### What the task requires
Repeat the material exactly from its first line to the line that includes "import * as". Skip pictures.

### Source excerpt
[start]
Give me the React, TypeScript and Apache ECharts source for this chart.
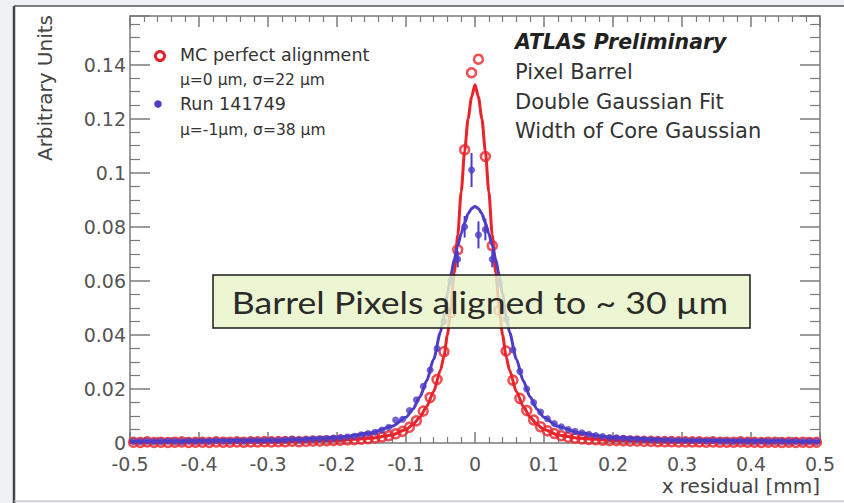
import React, { useEffect, useRef } from "react";
import * as echarts from "echarts";

// Bin centres of the residual histograms (mm)
const BIN_X = [
  -0.495, -0.485, -0.475, -0.465, -0.455, -0.445, -0.435, -0.425, -0.415, -0.405,
  -0.395, -0.385, -0.375, -0.365, -0.355, -0.345, -0.335, -0.325, -0.315, -0.305,
  -0.295, -0.285, -0.275, -0.265, -0.255, -0.245, -0.235, -0.225, -0.215, -0.205,
  -0.195, -0.185, -0.175, -0.165, -0.155, -0.145, -0.135, -0.125, -0.115, -0.105,
  -0.095, -0.085, -0.075, -0.065, -0.055, -0.045, -0.035, -0.025, -0.015, -0.005,
  0.005, 0.015, 0.025, 0.035, 0.045, 0.055, 0.065, 0.075, 0.085, 0.095,
  0.105, 0.115, 0.125, 0.135, 0.145, 0.155, 0.165, 0.175, 0.185, 0.195,
  0.205, 0.215, 0.225, 0.235, 0.245, 0.255, 0.265, 0.275, 0.285, 0.295,
  0.305, 0.315, 0.325, 0.335, 0.345, 0.355, 0.365, 0.375, 0.385, 0.395,
  0.405, 0.415, 0.425, 0.435, 0.445, 0.455, 0.465, 0.475, 0.485, 0.495,
];

// MC perfect alignment (normalised)
const MC_Y = [
  0.0003, 0.0002, 0.0004, 0.0002, 0.0003, 0.0002, 0.0003, 0.0004, 0.0002, 0.0003,
  0.0003, 0.0002, 0.0004, 0.0003, 0.0003, 0.0004, 0.0003, 0.0004, 0.0004, 0.0005,
  0.0004, 0.0005, 0.0005, 0.0006, 0.0005, 0.0006, 0.0007, 0.0007, 0.0008, 0.0009,
  0.001, 0.0011, 0.0012, 0.0014, 0.0016, 0.0019, 0.0022, 0.0027, 0.0034, 0.0043,
  0.0058, 0.0082, 0.0118, 0.0168, 0.0235, 0.0338, 0.0482, 0.0715, 0.1085, 0.137,
  0.142, 0.106, 0.073, 0.049, 0.034, 0.0232, 0.0165, 0.012, 0.0085, 0.006,
  0.0045, 0.0035, 0.0027, 0.0021, 0.0018, 0.0015, 0.0013, 0.0012, 0.001, 0.0009,
  0.0009, 0.0008, 0.0007, 0.0007, 0.0006, 0.0006, 0.0005, 0.0005, 0.0005, 0.0004,
  0.0004, 0.0004, 0.0004, 0.0003, 0.0004, 0.0003, 0.0003, 0.0003, 0.0004, 0.0003,
  0.0003, 0.0002, 0.0003, 0.0003, 0.0002, 0.0003, 0.0002, 0.0003, 0.0002, 0.0003,
];

// Run 141749 (normalised)
const RUN_Y = [
  0.0006, 0.0005, 0.0007, 0.0005, 0.0006, 0.0007, 0.0006, 0.0005, 0.0007, 0.0006,
  0.0007, 0.0006, 0.0008, 0.0007, 0.0007, 0.0008, 0.0007, 0.0009, 0.0008, 0.0009,
  0.001, 0.0009, 0.0011, 0.0014, 0.0011, 0.0013, 0.0014, 0.0015, 0.0016, 0.0018,
  0.002, 0.0022, 0.0025, 0.003, 0.0035, 0.004, 0.0048, 0.0058, 0.0085, 0.0088,
  0.012, 0.016, 0.021, 0.027, 0.035, 0.045, 0.06, 0.068, 0.08, 0.101,
  0.077, 0.079, 0.068, 0.059, 0.046, 0.0345, 0.0265, 0.02, 0.015, 0.0115,
  0.009, 0.0072, 0.006, 0.005, 0.0043, 0.0038, 0.0032, 0.0028, 0.0024, 0.002,
  0.0019, 0.0017, 0.0015, 0.0014, 0.0013, 0.0012, 0.0011, 0.001, 0.001, 0.0009,
  0.0009, 0.0008, 0.0008, 0.0007, 0.0008, 0.0007, 0.0007, 0.0006, 0.0007, 0.0006,
  0.0006, 0.0007, 0.0005, 0.0006, 0.0006, 0.0005, 0.0006, 0.0005, 0.0006, 0.0005,
];

// Statistical errors on the central data bins
const RUN_ERR_X = [-0.025, -0.015, -0.005, 0.005, 0.015, 0.025];
const RUN_ERR = [0.003, 0.004, 0.0063, 0.005, 0.004, 0.003];

// Double Gaussian fit curves
const FIT_X = [
  -0.5, -0.3, -0.2, -0.15, -0.12, -0.1, -0.09, -0.08, -0.07, -0.06, -0.05, -0.045,
  -0.04, -0.035, -0.03, -0.025, -0.02, -0.015, -0.01, -0.005, 0, 0.005, 0.01, 0.015,
  0.02, 0.025, 0.03, 0.035, 0.04, 0.045, 0.05, 0.06, 0.07, 0.08, 0.09, 0.1, 0.12,
  0.15, 0.2, 0.3, 0.5,
];
const MC_FIT = [
  0.0002, 0.0004, 0.0009, 0.0018, 0.003, 0.005, 0.0068, 0.0095, 0.0135, 0.019, 0.027,
  0.032, 0.04, 0.05, 0.063, 0.077, 0.093, 0.108, 0.12, 0.128, 0.1326, 0.128, 0.12,
  0.108, 0.093, 0.077, 0.063, 0.05, 0.04, 0.032, 0.027, 0.019, 0.0135, 0.0095, 0.0068,
  0.005, 0.003, 0.0018, 0.0009, 0.0004, 0.0002,
];
const RUN_FIT = [
  0.0006, 0.001, 0.002, 0.0038, 0.0062, 0.0095, 0.0125, 0.017, 0.023, 0.031, 0.041,
  0.047, 0.055, 0.062, 0.068, 0.073, 0.0775, 0.0815, 0.0848, 0.0868, 0.0875, 0.0868,
  0.0848, 0.0815, 0.0775, 0.073, 0.068, 0.062, 0.055, 0.047, 0.041, 0.031, 0.023,
  0.017, 0.0125, 0.0095, 0.0062, 0.0038, 0.002, 0.001, 0.0006,
];

const RED = "#e8232a";
const BLUE = "#4d3cc6";
const AXIS = "#7a7a7a";
const TEXT = "#333333";
const FONT = "DejaVu Sans";

const fmt = (v: number) => (Math.abs(v) < 1e-9 ? "0" : String(+v.toFixed(3)));

export default function App() {
  const ref = useRef<HTMLDivElement>(null);

  useEffect(() => {
    const chart = echarts.init(ref.current!, null, { renderer: "svg" });

    const xCommon = {
      type: "value" as const,
      min: -0.5,
      max: 0.5,
      interval: 0.1,
      splitLine: { show: false },
      axisLine: { show: true, onZero: false, lineStyle: { color: AXIS, width: 1.5 } },
      axisTick: { show: true, inside: true, length: 11, lineStyle: { color: AXIS, width: 1.5 } },
      minorTick: { show: true, splitNumber: 5, length: 6, lineStyle: { color: AXIS, width: 1.2 } },
    };
    const yCommon = {
      type: "value" as const,
      min: 0,
      max: 0.158,
      interval: 0.02,
      splitLine: { show: false },
      axisLine: { show: true, onZero: false, lineStyle: { color: AXIS, width: 1.5 } },
      axisTick: { show: true, inside: true, length: 20, lineStyle: { color: AXIS, width: 1.5 } },
      minorTick: { show: true, splitNumber: 4, length: 10, lineStyle: { color: AXIS, width: 1.2 } },
    };

    const option: any = {
      animation: false,
      backgroundColor: "#ffffff",
      grid: { left: 130, right: 24, top: 16, bottom: 60 },
      xAxis: [
        {
          ...xCommon,
          position: "bottom",
          axisLabel: {
            show: true,
            margin: 11,
            fontSize: 19,
            lineHeight: 19,
            fontFamily: FONT,
            color: "#555",
            formatter: fmt,
          },
        },
        { ...xCommon, position: "top", axisLabel: { show: false } },
      ],
      yAxis: [
        {
          ...yCommon,
          position: "left",
          axisLabel: {
            show: true,
            margin: 4,
            fontSize: 19,
            lineHeight: 18,
            fontFamily: FONT,
            color: "#555",
            showMaxLabel: false,
            formatter: fmt,
          },
        },
        { ...yCommon, position: "right", axisLabel: { show: false } },
      ],
      series: [
        {
          name: "MC fit",
          type: "line",
          data: FIT_X.map((x, i) => [x, MC_FIT[i]]),
          showSymbol: false,
          smooth: 0.25,
          smoothMonotone: "x",
          lineStyle: { color: RED, width: 3 },
          z: 3,
        },
        {
          name: "MC perfect alignment",
          type: "scatter",
          data: BIN_X.map((x, i) => [x, MC_Y[i]]),
          symbol: "circle",
          symbolSize: 9,
          itemStyle: { color: "rgba(255,255,255,0)", borderColor: RED, borderWidth: 2.5 },
          z: 4,
        },
        {
          name: "Run fit",
          type: "line",
          data: FIT_X.map((x, i) => [x, RUN_FIT[i]]),
          showSymbol: false,
          smooth: 0.25,
          smoothMonotone: "x",
          lineStyle: { color: BLUE, width: 3 },
          z: 5,
        },
        {
          name: "Run 141749",
          type: "scatter",
          data: BIN_X.map((x, i) => [x, RUN_Y[i]]),
          symbol: "circle",
          symbolSize: 7,
          itemStyle: { color: BLUE },
          z: 6,
        },
        {
          name: "Run errors",
          type: "custom",
          data: RUN_ERR_X.map((x, i) => [x, RUN_Y[BIN_X.indexOf(x)], RUN_ERR[i]]),
          renderItem: (_p: any, api: any) => {
            const x = api.value(0);
            const y = api.value(1);
            const e = api.value(2);
            const a = api.coord([x, y + e]);
            const b = api.coord([x, y - e]);
            return {
              type: "line",
              shape: { x1: a[0], y1: a[1], x2: b[0], y2: b[1] },
              style: { stroke: BLUE, lineWidth: 2 },
            };
          },
          z: 6,
        },
      ],
      graphic: [
        // page frame
        { type: "rect", z: -10, shape: { x: 0, y: 0, width: 14, height: 503 }, style: { fill: "#eef0f3" } },
        { type: "rect", z: -10, shape: { x: 0, y: 0, width: 844, height: 6 }, style: { fill: "#eef0f3" } },
        { type: "rect", z: -10, shape: { x: 0, y: 501, width: 844, height: 2 }, style: { fill: "#eef0f3" } },
        { type: "line", z: -9, shape: { x1: 14, y1: 6, x2: 14, y2: 503 }, style: { stroke: "#444", lineWidth: 2.5 } },
        { type: "line", z: -9, shape: { x1: 14, y1: 6, x2: 844, y2: 6 }, style: { stroke: "#555", lineWidth: 1.5 } },
        { type: "line", z: -9, shape: { x1: 14, y1: 501, x2: 844, y2: 501 }, style: { stroke: "#b8b8b8", lineWidth: 1 } },
        // axis titles
        {
          type: "text",
          x: 45,
          y: 15,
          rotation: Math.PI / 2,
          style: {
            text: "Arbitrary Units",
            fontSize: 20,
            fontFamily: FONT,
            fill: "#444",
            align: "right",
            verticalAlign: "middle",
          },
        },
        {
          type: "text",
          x: 820,
          y: 486,
          style: {
            text: "x residual [mm]",
            fontSize: 20,
            fontFamily: FONT,
            fill: "#444",
            align: "right",
            verticalAlign: "middle",
          },
        },
        // legend
        { type: "circle", z: 20, shape: { cx: 160, cy: 56, r: 4.5 }, style: { fill: "#fff", stroke: RED, lineWidth: 3 } },
        {
          type: "text", x: 180, y: 55,
          style: { text: "MC perfect alignment", fontSize: 17.5, fontFamily: FONT, fill: TEXT, verticalAlign: "middle" },
        },
        {
          type: "text", x: 180, y: 80,
          style: { text: "μ=0 μm, σ=22 μm", fontSize: 15.5, fontFamily: FONT, fill: TEXT, verticalAlign: "middle" },
        },
        { type: "circle", z: 20, shape: { cx: 158, cy: 104, r: 3.8 }, style: { fill: BLUE } },
        {
          type: "text", x: 180, y: 104,
          style: { text: "Run 141749", fontSize: 17.5, fontFamily: FONT, fill: TEXT, verticalAlign: "middle" },
        },
        {
          type: "text", x: 180, y: 130,
          style: { text: "μ=-1μm, σ=38 μm", fontSize: 15.5, fontFamily: FONT, fill: TEXT, verticalAlign: "middle" },
        },
        // plot description
        {
          type: "text", x: 515, y: 42,
          style: {
            text: "ATLAS Preliminary", fontSize: 20.5, fontFamily: FONT, fontWeight: "bold",
            fontStyle: "italic", fill: "#222", verticalAlign: "middle",
          },
        },
        {
          type: "text", x: 515, y: 72,
          style: { text: "Pixel Barrel", fontSize: 21, fontFamily: FONT, fill: TEXT, verticalAlign: "middle" },
        },
        {
          type: "text", x: 515, y: 102,
          style: { text: "Double Gaussian Fit", fontSize: 21, fontFamily: FONT, fill: TEXT, verticalAlign: "middle" },
        },
        {
          type: "text", x: 515, y: 131,
          style: { text: "Width of Core Gaussian", fontSize: 21, fontFamily: FONT, fill: TEXT, verticalAlign: "middle" },
        },
        // highlighted statement
        {
          type: "rect",
          z: 100,
          shape: { x: 213, y: 275, width: 537, height: 53 },
          style: { fill: "rgba(232,244,200,0.82)", stroke: "#1a1a1a", lineWidth: 1.5 },
        },
        {
          type: "text",
          z: 101,
          x: 480,
          y: 302,
          scaleX: 1.15,
          style: {
            text: "Barrel Pixels aligned to ~ 30 µm",
            fontSize: 31,
            fontFamily: "Lato",
            fill: "#2a2a2a",
            align: "center",
            verticalAlign: "middle",
          },
        },
      ],
    };

    chart.setOption(option);
    return () => chart.dispose();
  }, []);

  return (
    <div style={{ position: "fixed", left: 0, top: 0, width: 844, height: 503 }}>
      <div ref={ref} style={{ width: 844, height: 503 }} />
    </div>
  );
}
[end]
### Solution for this task
Give me the React, TypeScript and Apache ECharts source for this chart.
import React, { useEffect, useRef } from "react";
import * as echarts from "echarts";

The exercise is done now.